Both school districts recently got the bad news as part of a provincial order to cut $29 million in school administrative costs across B.C. this year and $54 million the next year.

For the North Vancouver school district, the cut amounts to about $770,000 the first year and $1.5 million the second year, while the smaller West Vancouver school district will have to carve out $330,000 the first year and $760,000 in year two.

Administrators for both school districts say they don’t know where the money will come from.

“It’s a concern to our board,” said West Vancouver superintendent Chris Kennedy. “We weren’t expecting this. It was out of the blue.”

Both school superintendents put current administration costs at between three and four per cent of their total operating costs, which are about $140 million annually in

North Vancouver and $72 million in West Vancouver.

“We’re talking about an area that’s already a very small piece of the budget,” said Kennedy.
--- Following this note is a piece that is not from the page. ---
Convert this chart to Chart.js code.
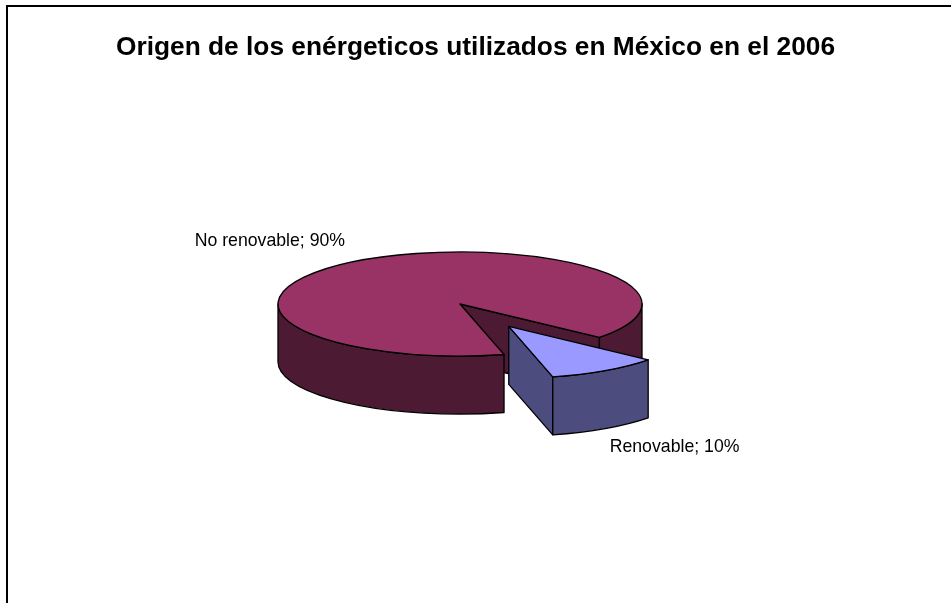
<!DOCTYPE html>
<html>
<head>
<meta charset="utf-8">
<script src="https://cdn.jsdelivr.net/npm/chart.js"></script>
<style>
  body { margin: 0; background: #fff; }
  #frame { position: absolute; left: 6px; top: 5px; width: 1000px; height: 1000px; border: 2px solid #000; box-sizing: border-box; }
  #wrap { position: absolute; left: 0; top: 0; width: 951px; height: 603px; }
</style>
</head>
<body>
<div id="frame"></div>
<div id="wrap"><canvas id="myChart"></canvas></div>
<script>
// Data
const categories = ['No renovable', 'Renovable'];
const percents = [90, 10];
const title = 'Origen de los enérgeticos utilizados en México en el 2006';

// 3d look
const tilt = 0.286;
const depth = 58;

const fontFamily = "'Liberation Sans', Arial, sans-serif";
Chart.defaults.font.family = fontFamily;

// draws the pie as a tilted disc from the arc geometry chart.js computed
const pie3d = {
    id: 'pie3d',
    beforeDatasetDraw(chart, args) {
        const ctx = chart.ctx;
        const ds = chart.data.datasets[args.index];
        ctx.save();
        ctx.lineWidth = 1.3;
        ctx.strokeStyle = '#000';
        ctx.lineJoin = 'round';
        args.meta.data.forEach((arc, i) => {
            const p = arc.getProps(['x', 'y', 'startAngle', 'endAngle', 'outerRadius']);
            const s = p.startAngle, e = p.endAngle, r = p.outerRadius;
            const m = (s + e) / 2;
            const off = arc.options.offset || 0;
            const cx = p.x + off * Math.cos(m);
            const cy = p.y + off * Math.sin(m) * tilt;
            const pt = a => [cx + r * Math.cos(a), cy + r * tilt * Math.sin(a)];
            const side = ds.sideColor[i];

            // cut faces that look to the front
            [[e, Math.cos(e) > 0], [s, Math.cos(s) < 0]].forEach(([a, show]) => {
                if (!show) return;
                const q = pt(a);
                ctx.beginPath();
                ctx.moveTo(cx, cy);
                ctx.lineTo(q[0], q[1]);
                ctx.lineTo(q[0], q[1] + depth);
                ctx.lineTo(cx, cy + depth);
                ctx.closePath();
                ctx.fillStyle = side;
                ctx.fill();
                ctx.stroke();
            });

            // outer wall, only the front half of the ellipse
            const TAU = Math.PI * 2;
            for (let n = Math.floor(s / TAU) - 1; n <= Math.ceil(e / TAU); n++) {
                const a0 = Math.max(s, n * TAU), a1 = Math.min(e, n * TAU + Math.PI);
                if (a1 <= a0) continue;
                ctx.beginPath();
                ctx.ellipse(cx, cy, r, r * tilt, 0, a0, a1);
                ctx.ellipse(cx, cy + depth, r, r * tilt, 0, a1, a0, true);
                ctx.closePath();
                ctx.fillStyle = side;
                ctx.fill();
                ctx.stroke();
            }

            // top
            ctx.beginPath();
            ctx.moveTo(cx, cy);
            ctx.ellipse(cx, cy, r, r * tilt, 0, s, e);
            ctx.closePath();
            ctx.fillStyle = ds.backgroundColor[i];
            ctx.fill();
            ctx.stroke();
        });
        ctx.restore();
        return false;
    },
    afterDatasetsDraw(chart) {
        const ctx = chart.ctx;
        const meta = chart.getDatasetMeta(0);
        ctx.save();
        ctx.font = '17.7px ' + fontFamily;
        ctx.fillStyle = '#000';
        ctx.textBaseline = 'middle';
        meta.data.forEach((arc, i) => {
            const p = arc.getProps(['x', 'y', 'startAngle', 'endAngle', 'outerRadius']);
            const m = (p.startAngle + p.endAngle) / 2;
            const off = arc.options.offset || 0;
            const rr = p.outerRadius * 1.15 + off;
            const front = Math.sin(m) > 0;
            let x = p.x + rr * Math.cos(m);
            let y = p.y + rr * tilt * Math.sin(m) + (front ? depth + 12 : -12);
            const left = Math.cos(m) < 0;
            ctx.textAlign = left ? 'right' : 'left';
            ctx.fillText(categories[i] + '; ' + percents[i] + '%', x + (left ? -4 : -10), y);
        });

        // title, centred on the whole canvas
        ctx.font = 'bold 26.3px ' + fontFamily;
        ctx.textAlign = 'center';
        ctx.fillText(title, chart.width / 2, 48);
        ctx.restore();
    }
};

const ctx = document.getElementById('myChart').getContext('2d');

const data = {
    labels: categories,
    datasets: [{
        data: percents,
        backgroundColor: ['#993366', '#9999ff'],
        sideColor: ['#4c1a33', '#4c4c7f'],
        offset: [0, 92],
        borderWidth: 0
    }]
};

const config = {
    type: 'pie',
    data,
    options: {
        responsive: true,
        maintainAspectRatio: false,
        animation: false,
        events: [],
        rotation: 166,
        radius: 182,
        layout: {
            padding: { left: 0, right: 31, top: 71, bottom: 66 }
        },
        plugins: {
            legend: { display: false },
            tooltip: { enabled: false },
            title: { display: false }
        }
    },
    plugins: [pie3d]
};

let myChart = new Chart(ctx, config);
</script>
</body>
</html>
School districts first heard the news in the provincial budget last month, when the province announced an increase in education spending of nearly $110 million — but then told trustees they’d have to cut back on administration.

Education Minister Peter Fassbender said at the time school districts should look at saving money by sharing legal and payroll services or pooling resources to buy supplies in bulk. But school administrators say a number of those money-saving measures are already in place.

North Vancouver schools superintendent John Lewis pointed to use of digital media to cut down on paper, targeting energy efficiency to reduce fuel and Hydro costs and delaying hiring of replacement staff as some of the changes that have been made.

Some measures — like combining payroll for school districts with differing staff contracts —are much easier to talk about than they are to put in place, he added.
Kennedy said West Vancouver already buys items ranging from textbooks to computers as part of a bulk purchasing arrangement with other Metro Vancouver school districts.

The school district has also cut bus service, janitorial hours in schools and two management positions, he said.

Kennedy said the perception there are lots of people working in administration for the school district isn’t true. “We only have one person in our payroll department,” he said.

“We have one plumber and one painter and one electrician.”

Kennedy said 85 per cent of the school district’s budget is in labour costs, so, “It’s really hard to find those savings outside of people.

“Beyond the classroom we don’t spend a ton of money.”